## Goal of the exercise
Each line from the top of the listing through the one holding "const ideologyYTicks = [0, 10, 20, 30, 40];" should be restated word for word, with nothing added and no pictures.

## Material provided

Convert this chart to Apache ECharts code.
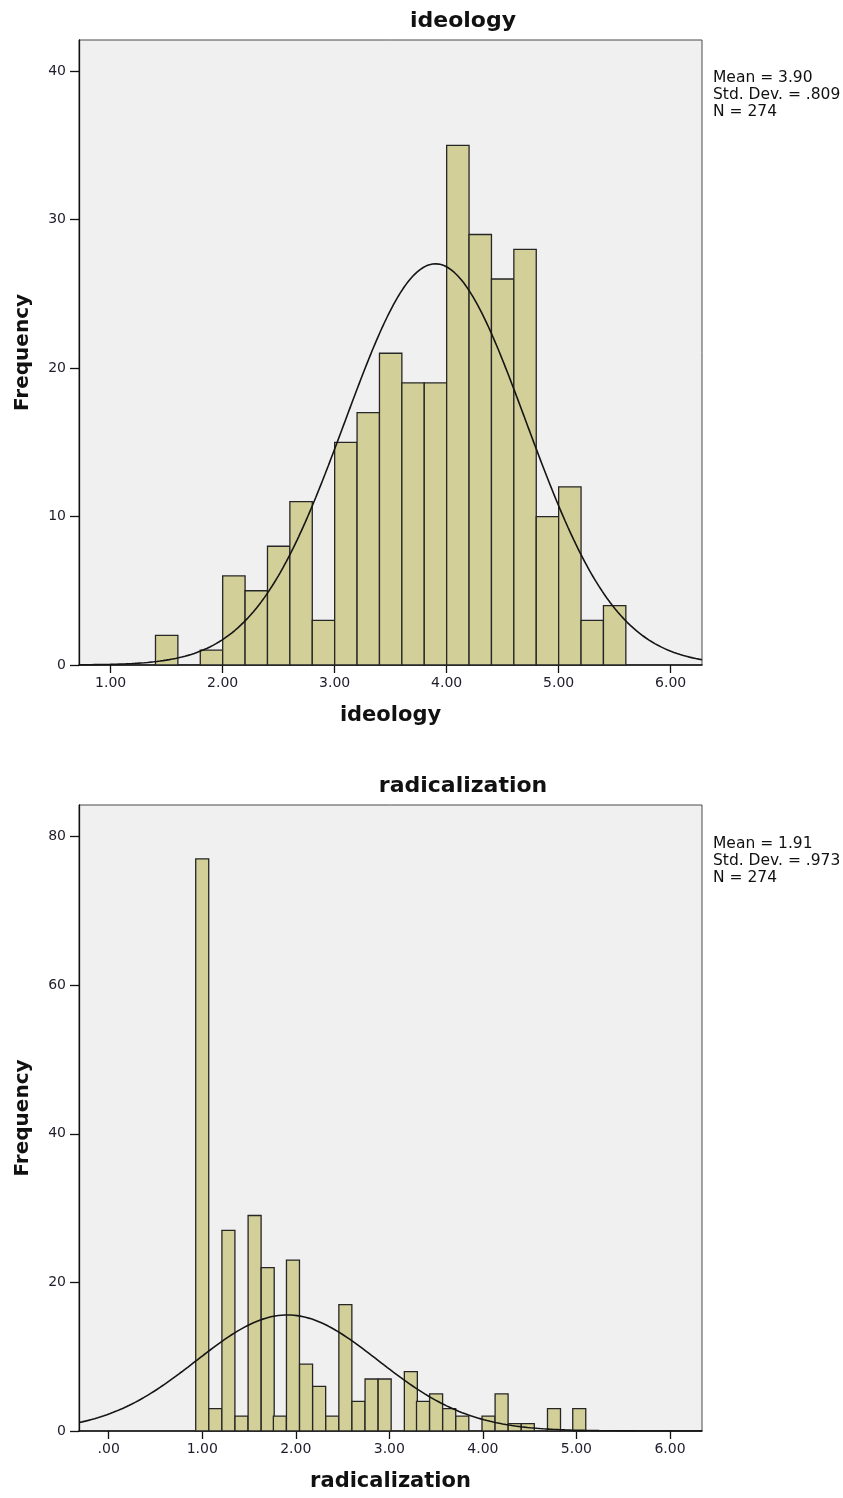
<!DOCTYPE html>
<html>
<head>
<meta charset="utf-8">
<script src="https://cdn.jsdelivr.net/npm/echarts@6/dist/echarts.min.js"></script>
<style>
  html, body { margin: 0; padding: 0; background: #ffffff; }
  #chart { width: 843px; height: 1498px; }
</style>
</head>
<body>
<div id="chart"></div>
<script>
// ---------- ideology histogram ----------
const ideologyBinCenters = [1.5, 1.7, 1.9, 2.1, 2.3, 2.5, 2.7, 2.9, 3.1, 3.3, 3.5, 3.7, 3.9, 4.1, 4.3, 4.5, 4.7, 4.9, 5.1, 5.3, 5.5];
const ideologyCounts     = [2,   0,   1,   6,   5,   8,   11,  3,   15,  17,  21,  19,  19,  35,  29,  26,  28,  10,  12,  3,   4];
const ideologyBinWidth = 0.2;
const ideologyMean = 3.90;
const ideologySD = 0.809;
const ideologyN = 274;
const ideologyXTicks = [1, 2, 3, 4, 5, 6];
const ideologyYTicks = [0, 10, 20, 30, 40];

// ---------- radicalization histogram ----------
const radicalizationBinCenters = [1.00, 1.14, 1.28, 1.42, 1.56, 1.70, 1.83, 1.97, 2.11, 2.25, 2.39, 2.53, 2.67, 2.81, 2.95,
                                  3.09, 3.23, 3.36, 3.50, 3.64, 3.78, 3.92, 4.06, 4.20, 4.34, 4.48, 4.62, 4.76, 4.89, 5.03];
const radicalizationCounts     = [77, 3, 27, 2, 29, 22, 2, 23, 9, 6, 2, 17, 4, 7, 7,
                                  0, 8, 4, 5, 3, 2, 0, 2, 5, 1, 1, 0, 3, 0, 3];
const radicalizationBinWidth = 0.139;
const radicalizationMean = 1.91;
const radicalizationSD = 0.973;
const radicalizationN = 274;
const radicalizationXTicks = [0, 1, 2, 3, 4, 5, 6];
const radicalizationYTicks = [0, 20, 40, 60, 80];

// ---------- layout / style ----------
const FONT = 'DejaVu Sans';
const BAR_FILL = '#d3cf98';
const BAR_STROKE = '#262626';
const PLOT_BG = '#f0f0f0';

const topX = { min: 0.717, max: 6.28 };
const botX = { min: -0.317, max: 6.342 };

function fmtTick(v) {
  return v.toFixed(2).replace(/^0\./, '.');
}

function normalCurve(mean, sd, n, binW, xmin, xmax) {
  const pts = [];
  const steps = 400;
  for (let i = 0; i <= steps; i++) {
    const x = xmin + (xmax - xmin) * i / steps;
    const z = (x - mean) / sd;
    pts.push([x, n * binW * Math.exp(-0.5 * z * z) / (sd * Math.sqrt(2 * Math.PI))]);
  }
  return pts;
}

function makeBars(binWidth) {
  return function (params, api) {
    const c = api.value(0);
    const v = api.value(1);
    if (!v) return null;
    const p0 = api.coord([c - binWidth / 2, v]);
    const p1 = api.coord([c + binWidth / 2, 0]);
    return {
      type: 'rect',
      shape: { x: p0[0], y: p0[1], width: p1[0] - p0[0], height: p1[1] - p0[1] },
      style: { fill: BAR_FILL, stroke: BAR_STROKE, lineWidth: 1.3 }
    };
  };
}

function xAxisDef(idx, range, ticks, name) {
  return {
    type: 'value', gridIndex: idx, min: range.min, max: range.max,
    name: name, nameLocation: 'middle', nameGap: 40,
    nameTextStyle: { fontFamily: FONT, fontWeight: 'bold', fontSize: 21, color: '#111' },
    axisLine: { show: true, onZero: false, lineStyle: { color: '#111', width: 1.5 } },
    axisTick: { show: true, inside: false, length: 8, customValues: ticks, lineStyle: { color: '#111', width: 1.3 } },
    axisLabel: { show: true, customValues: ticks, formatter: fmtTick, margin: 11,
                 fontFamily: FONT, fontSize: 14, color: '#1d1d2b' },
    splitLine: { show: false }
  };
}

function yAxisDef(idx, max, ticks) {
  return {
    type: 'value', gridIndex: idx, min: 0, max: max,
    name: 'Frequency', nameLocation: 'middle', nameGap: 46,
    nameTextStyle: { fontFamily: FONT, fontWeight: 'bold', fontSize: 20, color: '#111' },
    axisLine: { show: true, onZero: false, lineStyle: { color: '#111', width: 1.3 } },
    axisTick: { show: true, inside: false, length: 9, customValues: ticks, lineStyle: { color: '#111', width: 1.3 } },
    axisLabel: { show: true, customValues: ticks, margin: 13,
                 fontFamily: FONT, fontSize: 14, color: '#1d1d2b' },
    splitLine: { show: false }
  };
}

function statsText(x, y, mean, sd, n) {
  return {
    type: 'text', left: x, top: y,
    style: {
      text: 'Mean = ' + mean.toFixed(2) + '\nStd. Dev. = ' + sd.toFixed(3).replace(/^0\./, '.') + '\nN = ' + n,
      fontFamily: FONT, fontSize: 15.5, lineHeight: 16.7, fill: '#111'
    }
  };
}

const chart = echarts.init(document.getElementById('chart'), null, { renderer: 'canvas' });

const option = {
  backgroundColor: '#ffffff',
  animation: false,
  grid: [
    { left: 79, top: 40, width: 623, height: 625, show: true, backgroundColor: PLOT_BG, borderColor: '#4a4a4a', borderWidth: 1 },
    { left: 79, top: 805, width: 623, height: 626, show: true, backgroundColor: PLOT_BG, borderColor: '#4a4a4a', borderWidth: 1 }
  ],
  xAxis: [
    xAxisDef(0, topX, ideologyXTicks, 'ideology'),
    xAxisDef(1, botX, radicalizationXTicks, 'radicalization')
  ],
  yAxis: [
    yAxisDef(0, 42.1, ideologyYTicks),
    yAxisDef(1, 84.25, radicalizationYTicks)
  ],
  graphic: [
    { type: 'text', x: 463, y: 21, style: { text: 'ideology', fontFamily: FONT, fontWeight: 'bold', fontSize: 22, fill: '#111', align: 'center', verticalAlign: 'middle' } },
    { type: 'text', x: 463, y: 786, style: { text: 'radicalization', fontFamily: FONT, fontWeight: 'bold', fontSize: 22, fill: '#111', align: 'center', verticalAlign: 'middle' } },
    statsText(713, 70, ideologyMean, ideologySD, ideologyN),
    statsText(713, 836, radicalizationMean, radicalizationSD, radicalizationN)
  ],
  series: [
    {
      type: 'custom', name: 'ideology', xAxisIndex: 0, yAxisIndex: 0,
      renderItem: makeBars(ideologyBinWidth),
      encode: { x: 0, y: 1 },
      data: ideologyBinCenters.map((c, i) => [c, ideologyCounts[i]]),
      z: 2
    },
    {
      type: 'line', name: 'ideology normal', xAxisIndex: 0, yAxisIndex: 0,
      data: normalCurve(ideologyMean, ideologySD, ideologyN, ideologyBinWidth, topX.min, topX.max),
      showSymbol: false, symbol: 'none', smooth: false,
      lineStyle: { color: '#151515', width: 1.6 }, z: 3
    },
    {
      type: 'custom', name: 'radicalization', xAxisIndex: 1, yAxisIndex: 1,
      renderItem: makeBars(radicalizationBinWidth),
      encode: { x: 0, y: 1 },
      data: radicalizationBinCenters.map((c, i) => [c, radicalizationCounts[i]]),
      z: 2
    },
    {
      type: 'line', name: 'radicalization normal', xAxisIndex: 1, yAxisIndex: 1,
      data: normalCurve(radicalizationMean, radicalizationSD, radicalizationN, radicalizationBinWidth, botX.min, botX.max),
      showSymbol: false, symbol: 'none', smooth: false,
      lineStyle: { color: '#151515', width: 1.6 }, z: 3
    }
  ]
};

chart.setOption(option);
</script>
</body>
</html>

## The reply
Convert this chart to Apache ECharts code.
<!DOCTYPE html>
<html>
<head>
<meta charset="utf-8">
<script src="https://cdn.jsdelivr.net/npm/echarts@6/dist/echarts.min.js"></script>
<style>
  html, body { margin: 0; padding: 0; background: #ffffff; }
  #chart { width: 843px; height: 1498px; }
</style>
</head>
<body>
<div id="chart"></div>
<script>
// ---------- ideology histogram ----------
const ideologyBinCenters = [1.5, 1.7, 1.9, 2.1, 2.3, 2.5, 2.7, 2.9, 3.1, 3.3, 3.5, 3.7, 3.9, 4.1, 4.3, 4.5, 4.7, 4.9, 5.1, 5.3, 5.5];
const ideologyCounts     = [2,   0,   1,   6,   5,   8,   11,  3,   15,  17,  21,  19,  19,  35,  29,  26,  28,  10,  12,  3,   4];
const ideologyBinWidth = 0.2;
const ideologyMean = 3.90;
const ideologySD = 0.809;
const ideologyN = 274;
const ideologyXTicks = [1, 2, 3, 4, 5, 6];
const ideologyYTicks = [0, 10, 20, 30, 40];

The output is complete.